As she got into her SUV, Judy looked at her own signs in the back. None of them carried any other message than For Sale or New Listing. She needed to have a few more with Sold written across them, but the market was slow. People were wary of mortgage rates. They were buying nothing. Nothing again! That “nothing” on the woman’s placard irritated her. She didn’t believe she was
nothing
. She spent her days trying to match clients to houses that would suit their needs and hardly ever persuaded them into a home beyond their budget.

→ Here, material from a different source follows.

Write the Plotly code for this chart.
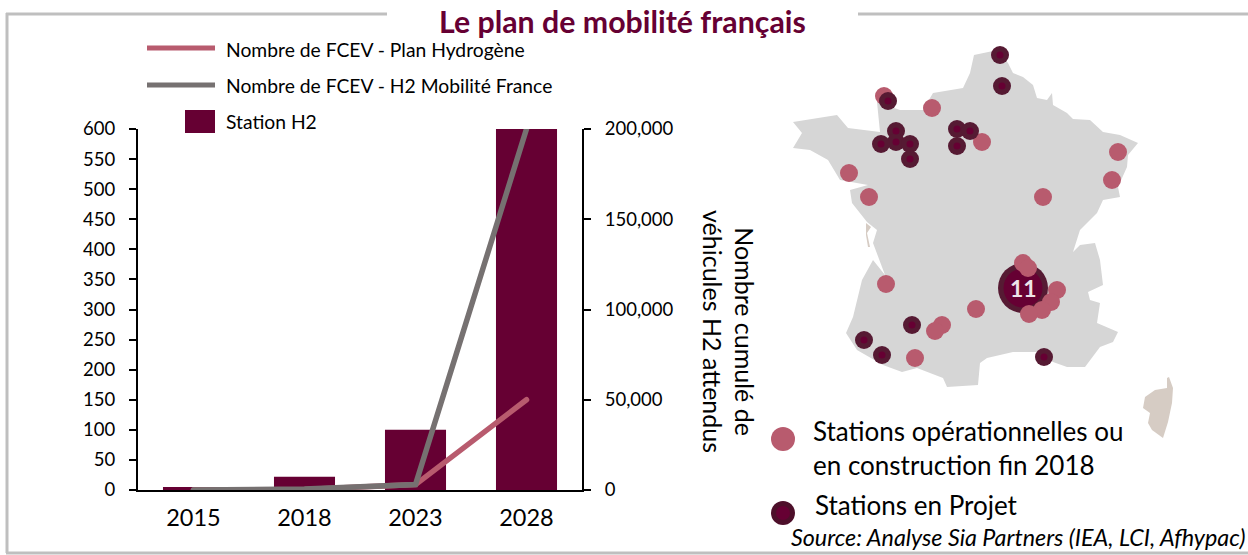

You will come to love this place.
Besides that, she nurtured her relationships with family and friends and never, hardly ever, deprived a colleague of a sale. If she died tomorrow there would be tears. That was not
nothing
.

And she was strongly hoping that her relationship with Grant was not about to become
nothing
. Love and excitement there had been. Delight. But he was a slow man, and in a sense she’d been in the market, if that wasn’t a crass way to put it, for comfort. Dynamic Dan, her previous partner, had been a little too much of an adventure in the end. Grant was a relief. Lately he’d been disappointed about the boat. Twelve years of work, of adjustments and
of – it had to be said and she had said it expense – and the thing would barely float. His work clearly wasn’t going well either. Since the crash in ’07, fundraisers had become a desperate tribe. Many of them were fighting for the same buck like dogs over a bone. He appeared to have come to a standstill. Ah, but here were her clients, waiting on the step. Hope made her leap from the car smiling and apologising for being thirty seconds late.